Authors: Lillicrap, T.P.; Hunt, J.J;Pritzel, A.; Heess, N.; Erez, T; Tassa, Y; Silver, D.; Wierstra, D.;
Venue: ICLR
Year: 2016
Reviewed by: Joe Kershaw,

Overview
Specific Problem
Solutions
Results
Additional comments

Overview

This article focuses on utilizing reinforcement learning for control applications within physical space.

The machine learning method of Reinforcement Learning has been highly valued for its ability to observe a scenario and solve problems related to it. Though this method can handle highly dense observational inputs, it does not show the same aptitude in the physical domain. This comes from the fact that traditional reinforcement learning makes an optimal decision through an iterative thought process as opposed to just reacting. This is further complicated by the fact that acting in the real world requires more continuous inputs and actions than more simplified realms. Additionally the 3rd dimension rapidly creates complex making the problem space rise exponentially the more complex the robot is. This paper uses advances in reinforcement learning techniques and research to tune and optimize this method to overcome and act in the physical space.

Solutions

Convert from utilizing a greedy policy to an actor-critic one.

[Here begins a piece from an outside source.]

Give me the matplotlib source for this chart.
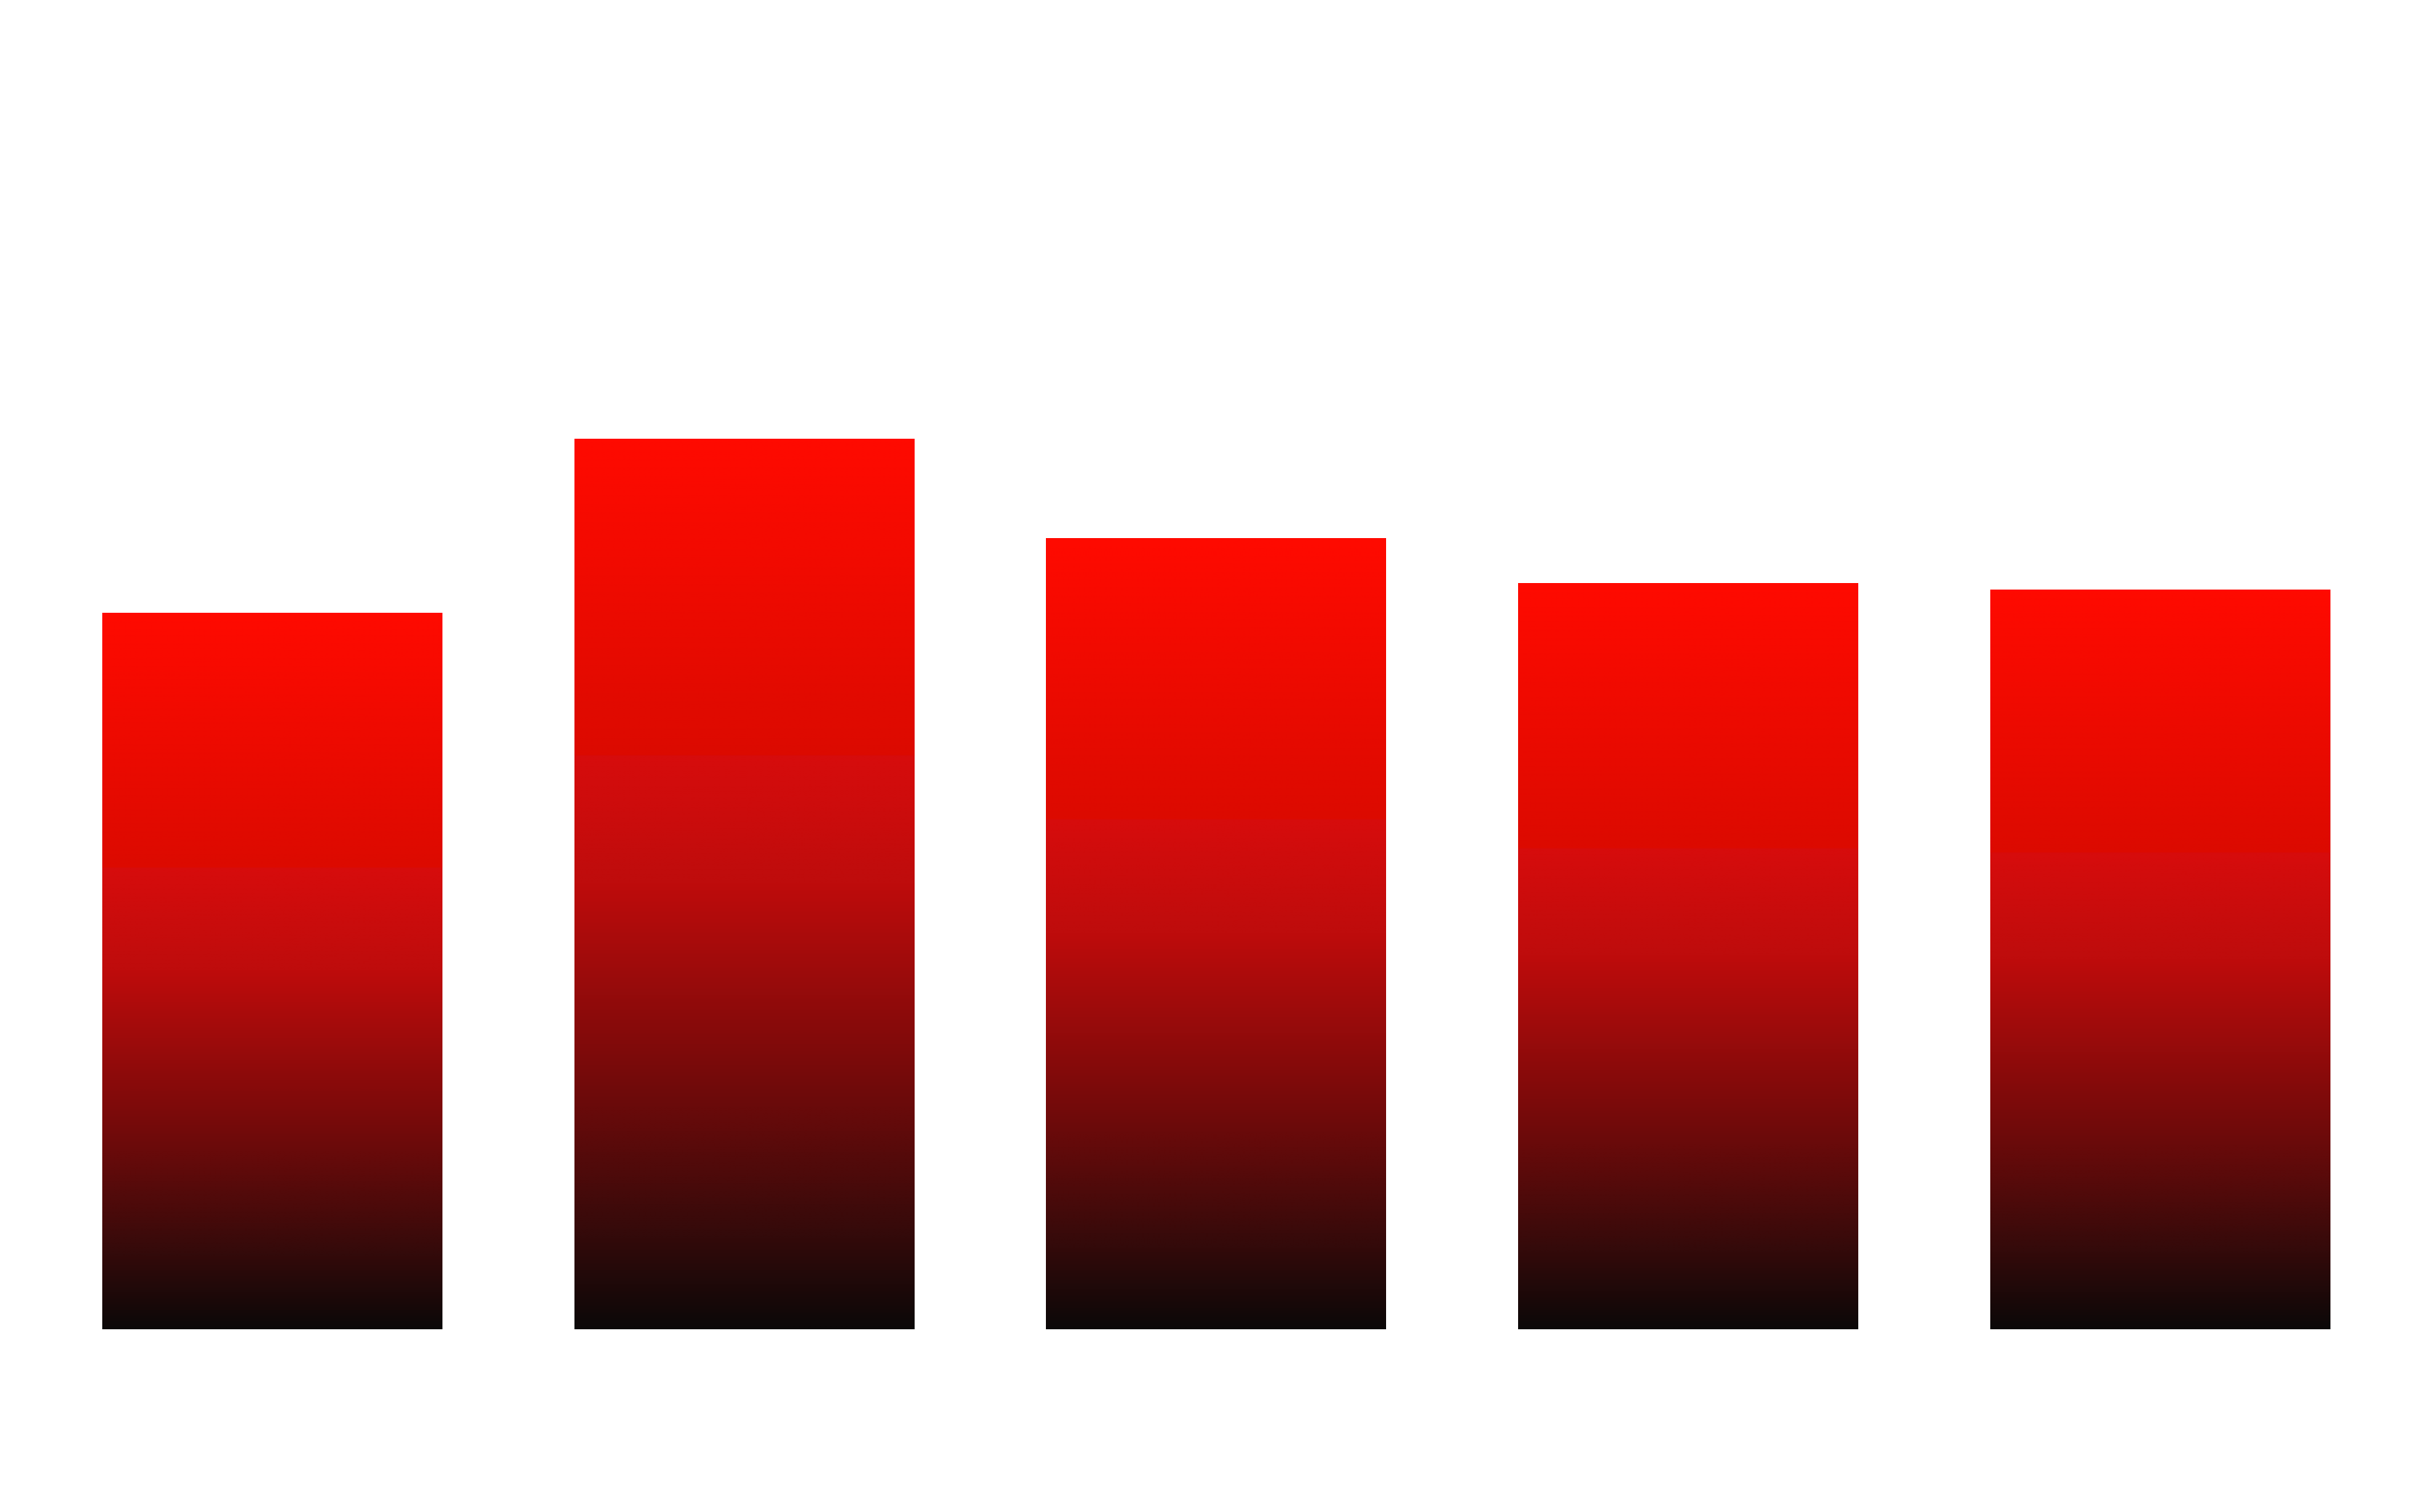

Greedy policies act too slowly for high dimensionality and reactiveness.
Utilize a buffer and batch learning to apply some semblance of a time domain to actions. Traditionally observations are treated as independent.
The utilized Reinforcement Learning algorithm was shown to be unstable when used in a neural network. To remedy this, a copy of the model was used that observed the actions of the active model and would make weight changes on a damped scale to avoid instability.
In order to overcome various environments, batch normalization was used for a more concise decision policy and an exploratory factor was added by adding noise to the critic network.

Results

Algorithm was performed in virtual environments performing various activities including driving and walking scenarios. These simulation would provide both a visual environment(i.e. computer screen) and some would provide virtual sensor feedback. Batch normalization turned out to be a key feature in this technique. Additionally, for simple task the only feed required was the image of the environment as opposed to additional feedback. This could be promising for difficult sensing environments where only visuals are viable.

Additional comments

Though this paper was published in 2016, it already feels dated. The concepts being lauded as novel, such as batch normalization, were part of my introduction to machine learning in 2019. It is shocking how rapid the deep learning applications are evolving, but the work of live reinforcement learning is still being optimized today.